Größe ist bei Schiffen natürlich relativ: Die »MSC Opera«, mit der seine Gäste nach Kuba kamen, wirkt mit ih- ren knapp über 2000 Betten im Vergleich zu den neuesten schwimmenden Kleinstädten recht übersichtlich. Im Hafen von Havanna überragt sie trotzdem alles. Schneeweiß glänzt sie in der Sonne und liegt heute ganz alleine da. Denn noch sind Kreuzfahrten nach Kuba eine Rarität. Zwar steuerten in den letzten Jahren schon Ozeankreuzer den Karibikstaat an, allerdings nur, wenn sie auf ihren Rund- und Weltreisen mal vorbeikamen. Doch seit sich Barack Obama und Raúl Castro 2015 in Panama die Hände schüttelten, wittert die Branche Morgenluft und will sich gute Geschäfte sichern. Und so hat MSC Kreuzfahrten als eine der ersten internationalen Reedereien die Erlaubnis, die »Opera« in Havanna auch fest zu stationieren. In diesem Winter kam ein zweites Schiff dazu. Die Eigentümerfamilie ist schweizerisch-italienisch. Das half bei den Verhandlungen.

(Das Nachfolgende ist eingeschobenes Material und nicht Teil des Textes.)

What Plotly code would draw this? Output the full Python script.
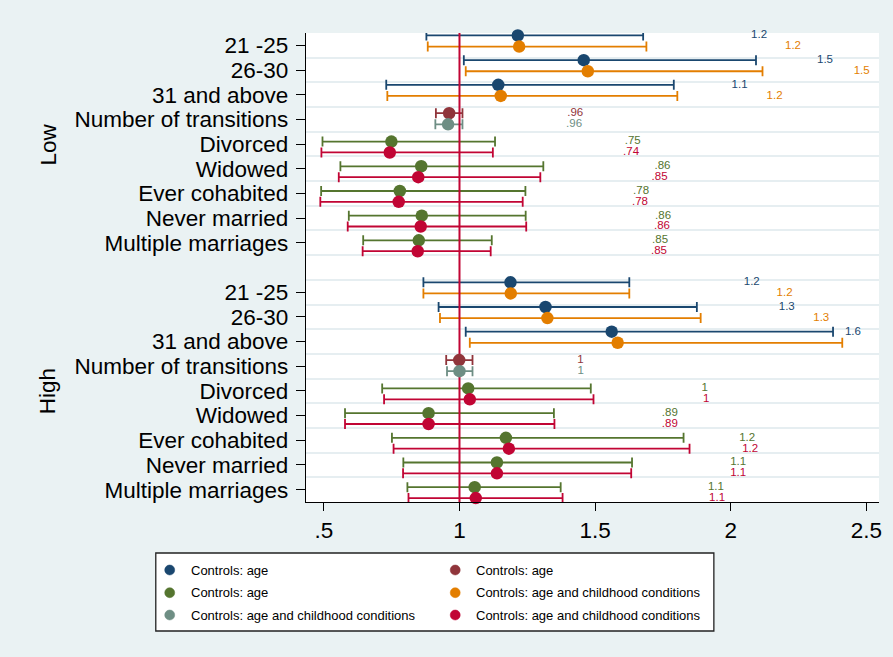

»Wir haben die Gelegenheit ergriffen und fahren jetzt nach Havanna, solange es den Retrocharme noch gibt«, sagt ein Oldenburger Ehepaar zu zwei Mitsechzigern aus Sachsen. Sie plaudern darüber, wie das Schiff in den Naturhafen von Havanna eingelaufen ist. Mit einem Mojito standen sie alle an der Reling. Was für ein Erlebnis. Die ganze Stadt zog als Panorama an ihnen vorbei. Der Leuchtturm, das stolze Fort, die palmengesäumte Uferpromenade und dahinter all die wunderbaren alten Gebäude, in erster Reihe schon recht viele restauriert. Wie gut, dass das Schiff gleich drei Tage in Havanna bleibt. Genügend Zeit zum Entdecken, das sei sehr selten für ein Kreuzfahrtschiff, sagen die Oldenburger, die schon oft auf einem unterwegs waren. »Wir haben gern unser Hotel dabei und wollen nicht ständig überlegen, wo wir essen gehen. Dazu kommt noch der Spaß, ohne dauerndes Kofferpacken in andere Inseln und Länder hineinschnuppern zu können – Jamaika, Cayman, Mexiko.«
Nur ein paar Schritte sind es von Havannas Hafen in die historische Altstadt, dort, wo die Drei-MillionenStadt an vielen Ecken leuchtet und sich wie ein Freiluftmuseum herausgeputzt hat. Zauberhaft ist die Atmosphäre nachts, viel angenehmer als am Tag, wenn es in den Gassen summt wie in einem Bienenstock und sich die Touristen beinah auf die Füße treten. Die Touristen schlendern durch die Gassen, setzen sich in eines der privaten Cafés, wundern sich über die vielen jungen Leute, die vor dem ehrwürdigen Hemingway-Hotel »Ambos Mundos« auf ihre Handys starren. »Wir haben in Havanna nur an ganz wenigen Stellen Internet«, erklärt ein Pärchen. Die Gäste beobachten junge Paare, die vor einer Musikkneipe ausgelassen Salsa tanzen, die alten Amischlitten, blitzend und blank gewienert. »Da kannst du schrauben ohne Ende«, sagt Rogelio González, Ingenieur, dreifacher Familienvater und Besitzer eines flamingofarbenen Chevrolets aus dem Jahre 1957. Er chauffiert damit Touristen durch die Gegend. Woher er die Ersatzteile bekommt? »Aus den USA natürlich«. Ob er zufrieden sei? »Immer«, sagt er und grinst. Das sei ja der große Vorteil in Kuba, man brauche kaum Geld für den Lebensunterhalt, seine Kinder könnten kostenlos zur Schule, er zum Arzt. Doch, sagt er überzeugt, der Fidel habe schon das Beste für sein Volk gewollt, und zeigt stolz seinen Handybildschirmschoner mit Castros Profil. Und wenn jetzt bald die großen Schiffe und der ganze Kommerz und die amerikanischen Investoren kommen? »Sollen sie nur. Wir lassen uns nicht so einfach etwas überstülpen. Kuba bleibt sich trotzdem treu«, sagt er im Brustton der Überzeugung. Hoffentlich, denken die Kreuzfahrer.